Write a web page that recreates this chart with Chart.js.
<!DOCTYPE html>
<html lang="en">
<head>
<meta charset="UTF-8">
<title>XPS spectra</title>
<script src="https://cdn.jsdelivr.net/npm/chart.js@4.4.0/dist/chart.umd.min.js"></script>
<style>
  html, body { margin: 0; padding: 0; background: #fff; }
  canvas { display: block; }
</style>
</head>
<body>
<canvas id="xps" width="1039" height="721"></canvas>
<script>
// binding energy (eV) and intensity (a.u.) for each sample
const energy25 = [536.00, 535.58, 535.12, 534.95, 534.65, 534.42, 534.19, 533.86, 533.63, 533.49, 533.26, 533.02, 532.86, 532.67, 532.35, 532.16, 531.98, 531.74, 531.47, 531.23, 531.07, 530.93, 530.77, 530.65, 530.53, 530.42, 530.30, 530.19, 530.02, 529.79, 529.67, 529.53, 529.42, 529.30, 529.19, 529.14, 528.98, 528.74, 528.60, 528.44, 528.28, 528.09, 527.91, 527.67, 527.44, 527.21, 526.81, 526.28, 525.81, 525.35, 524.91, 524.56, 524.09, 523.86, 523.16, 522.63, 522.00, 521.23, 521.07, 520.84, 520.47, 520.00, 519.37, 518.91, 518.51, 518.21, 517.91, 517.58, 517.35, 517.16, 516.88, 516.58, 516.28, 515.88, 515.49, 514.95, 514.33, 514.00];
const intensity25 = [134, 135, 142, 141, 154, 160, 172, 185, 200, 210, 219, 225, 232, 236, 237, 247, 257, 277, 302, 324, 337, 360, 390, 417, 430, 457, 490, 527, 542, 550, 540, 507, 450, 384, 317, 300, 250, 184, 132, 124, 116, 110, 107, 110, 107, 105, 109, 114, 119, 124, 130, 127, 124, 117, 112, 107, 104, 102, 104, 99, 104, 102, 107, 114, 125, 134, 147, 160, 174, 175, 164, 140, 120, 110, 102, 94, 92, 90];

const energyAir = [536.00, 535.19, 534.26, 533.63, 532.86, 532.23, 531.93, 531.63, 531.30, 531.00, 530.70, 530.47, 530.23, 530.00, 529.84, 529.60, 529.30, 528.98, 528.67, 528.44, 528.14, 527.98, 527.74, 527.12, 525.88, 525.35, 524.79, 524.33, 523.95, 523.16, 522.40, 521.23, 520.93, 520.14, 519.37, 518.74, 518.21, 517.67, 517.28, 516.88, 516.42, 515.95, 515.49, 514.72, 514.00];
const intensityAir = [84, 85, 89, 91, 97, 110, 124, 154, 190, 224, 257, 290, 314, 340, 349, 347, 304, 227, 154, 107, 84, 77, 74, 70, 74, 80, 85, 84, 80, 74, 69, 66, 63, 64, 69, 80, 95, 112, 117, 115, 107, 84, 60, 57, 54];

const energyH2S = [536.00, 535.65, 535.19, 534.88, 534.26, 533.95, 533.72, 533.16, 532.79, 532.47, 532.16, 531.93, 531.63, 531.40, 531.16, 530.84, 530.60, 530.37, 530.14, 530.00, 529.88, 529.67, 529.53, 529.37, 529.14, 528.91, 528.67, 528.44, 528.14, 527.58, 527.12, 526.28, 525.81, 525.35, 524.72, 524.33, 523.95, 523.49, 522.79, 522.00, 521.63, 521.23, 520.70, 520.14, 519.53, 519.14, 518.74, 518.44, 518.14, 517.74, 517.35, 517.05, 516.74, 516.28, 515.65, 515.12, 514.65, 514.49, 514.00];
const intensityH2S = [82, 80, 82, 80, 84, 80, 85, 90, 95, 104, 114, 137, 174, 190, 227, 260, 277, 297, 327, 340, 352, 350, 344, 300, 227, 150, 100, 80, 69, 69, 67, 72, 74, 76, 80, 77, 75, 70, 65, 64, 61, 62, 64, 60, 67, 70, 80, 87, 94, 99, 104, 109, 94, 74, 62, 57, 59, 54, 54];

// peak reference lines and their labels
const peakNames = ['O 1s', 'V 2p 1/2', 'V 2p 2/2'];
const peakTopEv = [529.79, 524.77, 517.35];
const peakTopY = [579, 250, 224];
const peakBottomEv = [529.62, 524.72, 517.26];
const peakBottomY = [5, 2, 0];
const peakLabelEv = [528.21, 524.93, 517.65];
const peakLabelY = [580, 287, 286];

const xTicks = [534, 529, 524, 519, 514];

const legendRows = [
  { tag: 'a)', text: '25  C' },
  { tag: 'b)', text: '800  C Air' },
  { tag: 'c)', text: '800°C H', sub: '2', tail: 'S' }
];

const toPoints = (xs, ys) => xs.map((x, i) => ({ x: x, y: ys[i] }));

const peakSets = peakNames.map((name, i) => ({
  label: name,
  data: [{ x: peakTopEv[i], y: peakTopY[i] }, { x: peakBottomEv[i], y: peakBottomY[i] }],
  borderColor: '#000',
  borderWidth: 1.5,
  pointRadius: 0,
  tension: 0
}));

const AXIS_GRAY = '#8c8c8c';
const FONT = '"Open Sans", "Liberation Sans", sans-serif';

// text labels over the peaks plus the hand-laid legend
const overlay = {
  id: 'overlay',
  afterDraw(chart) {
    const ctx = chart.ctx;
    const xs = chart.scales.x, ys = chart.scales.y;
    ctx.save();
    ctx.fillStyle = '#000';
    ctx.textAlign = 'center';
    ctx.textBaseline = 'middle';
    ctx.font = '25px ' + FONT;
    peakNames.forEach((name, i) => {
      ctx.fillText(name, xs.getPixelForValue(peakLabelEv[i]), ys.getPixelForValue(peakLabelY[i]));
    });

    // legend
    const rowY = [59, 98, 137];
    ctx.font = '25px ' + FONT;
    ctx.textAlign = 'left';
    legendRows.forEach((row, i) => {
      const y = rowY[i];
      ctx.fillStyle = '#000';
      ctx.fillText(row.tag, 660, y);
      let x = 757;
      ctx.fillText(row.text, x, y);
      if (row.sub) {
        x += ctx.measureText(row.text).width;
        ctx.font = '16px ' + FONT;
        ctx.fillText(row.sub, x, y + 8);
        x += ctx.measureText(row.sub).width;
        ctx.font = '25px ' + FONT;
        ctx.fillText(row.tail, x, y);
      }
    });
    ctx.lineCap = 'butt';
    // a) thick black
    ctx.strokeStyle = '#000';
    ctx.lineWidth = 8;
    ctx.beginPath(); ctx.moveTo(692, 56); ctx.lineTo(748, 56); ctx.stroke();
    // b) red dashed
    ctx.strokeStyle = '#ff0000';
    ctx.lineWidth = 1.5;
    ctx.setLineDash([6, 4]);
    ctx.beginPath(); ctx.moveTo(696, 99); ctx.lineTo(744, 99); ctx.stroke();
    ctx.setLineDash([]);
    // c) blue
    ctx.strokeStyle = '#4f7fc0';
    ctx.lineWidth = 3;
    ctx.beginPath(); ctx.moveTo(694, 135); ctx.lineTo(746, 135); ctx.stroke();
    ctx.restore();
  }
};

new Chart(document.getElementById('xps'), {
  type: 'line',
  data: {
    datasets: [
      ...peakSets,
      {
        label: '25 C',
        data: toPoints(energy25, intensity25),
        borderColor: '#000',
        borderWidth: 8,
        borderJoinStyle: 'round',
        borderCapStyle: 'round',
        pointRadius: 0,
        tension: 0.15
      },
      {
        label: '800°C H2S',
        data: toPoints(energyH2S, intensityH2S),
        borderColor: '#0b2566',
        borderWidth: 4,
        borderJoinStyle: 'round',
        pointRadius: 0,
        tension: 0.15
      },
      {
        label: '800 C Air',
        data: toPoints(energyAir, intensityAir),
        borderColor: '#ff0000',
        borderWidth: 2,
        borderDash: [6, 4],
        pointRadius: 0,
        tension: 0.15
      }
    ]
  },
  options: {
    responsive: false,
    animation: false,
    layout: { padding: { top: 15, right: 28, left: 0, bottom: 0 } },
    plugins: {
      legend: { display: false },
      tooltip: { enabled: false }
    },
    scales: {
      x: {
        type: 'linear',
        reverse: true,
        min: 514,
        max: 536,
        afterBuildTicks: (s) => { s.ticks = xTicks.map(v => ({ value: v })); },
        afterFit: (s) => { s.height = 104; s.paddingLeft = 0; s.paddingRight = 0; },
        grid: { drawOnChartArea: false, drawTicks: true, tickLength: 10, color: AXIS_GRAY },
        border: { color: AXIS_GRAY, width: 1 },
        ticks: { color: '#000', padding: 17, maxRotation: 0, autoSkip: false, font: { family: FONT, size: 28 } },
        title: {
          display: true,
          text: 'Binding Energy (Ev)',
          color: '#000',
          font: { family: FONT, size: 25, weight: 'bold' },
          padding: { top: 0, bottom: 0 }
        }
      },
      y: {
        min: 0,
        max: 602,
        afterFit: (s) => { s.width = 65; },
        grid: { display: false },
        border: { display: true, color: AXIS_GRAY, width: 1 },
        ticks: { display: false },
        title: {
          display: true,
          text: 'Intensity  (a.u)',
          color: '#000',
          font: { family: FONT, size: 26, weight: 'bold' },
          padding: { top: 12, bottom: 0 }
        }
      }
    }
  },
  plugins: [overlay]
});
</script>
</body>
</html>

Written request:
Starting at the first line of the listing, retype every line up to and including the one with "94, 92, 90];".

Written answer:
Write a web page that recreates this chart with Chart.js.
<!DOCTYPE html>
<html lang="en">
<head>
<meta charset="UTF-8">
<title>XPS spectra</title>
<script src="https://cdn.jsdelivr.net/npm/chart.js@4.4.0/dist/chart.umd.min.js"></script>
<style>
  html, body { margin: 0; padding: 0; background: #fff; }
  canvas { display: block; }
</style>
</head>
<body>
<canvas id="xps" width="1039" height="721"></canvas>
<script>
// binding energy (eV) and intensity (a.u.) for each sample
const energy25 = [536.00, 535.58, 535.12, 534.95, 534.65, 534.42, 534.19, 533.86, 533.63, 533.49, 533.26, 533.02, 532.86, 532.67, 532.35, 532.16, 531.98, 531.74, 531.47, 531.23, 531.07, 530.93, 530.77, 530.65, 530.53, 530.42, 530.30, 530.19, 530.02, 529.79, 529.67, 529.53, 529.42, 529.30, 529.19, 529.14, 528.98, 528.74, 528.60, 528.44, 528.28, 528.09, 527.91, 527.67, 527.44, 527.21, 526.81, 526.28, 525.81, 525.35, 524.91, 524.56, 524.09, 523.86, 523.16, 522.63, 522.00, 521.23, 521.07, 520.84, 520.47, 520.00, 519.37, 518.91, 518.51, 518.21, 517.91, 517.58, 517.35, 517.16, 516.88, 516.58, 516.28, 515.88, 515.49, 514.95, 514.33, 514.00];
const intensity25 = [134, 135, 142, 141, 154, 160, 172, 185, 200, 210, 219, 225, 232, 236, 237, 247, 257, 277, 302, 324, 337, 360, 390, 417, 430, 457, 490, 527, 542, 550, 540, 507, 450, 384, 317, 300, 250, 184, 132, 124, 116, 110, 107, 110, 107, 105, 109, 114, 119, 124, 130, 127, 124, 117, 112, 107, 104, 102, 104, 99, 104, 102, 107, 114, 125, 134, 147, 160, 174, 175, 164, 140, 120, 110, 102, 94, 92, 90];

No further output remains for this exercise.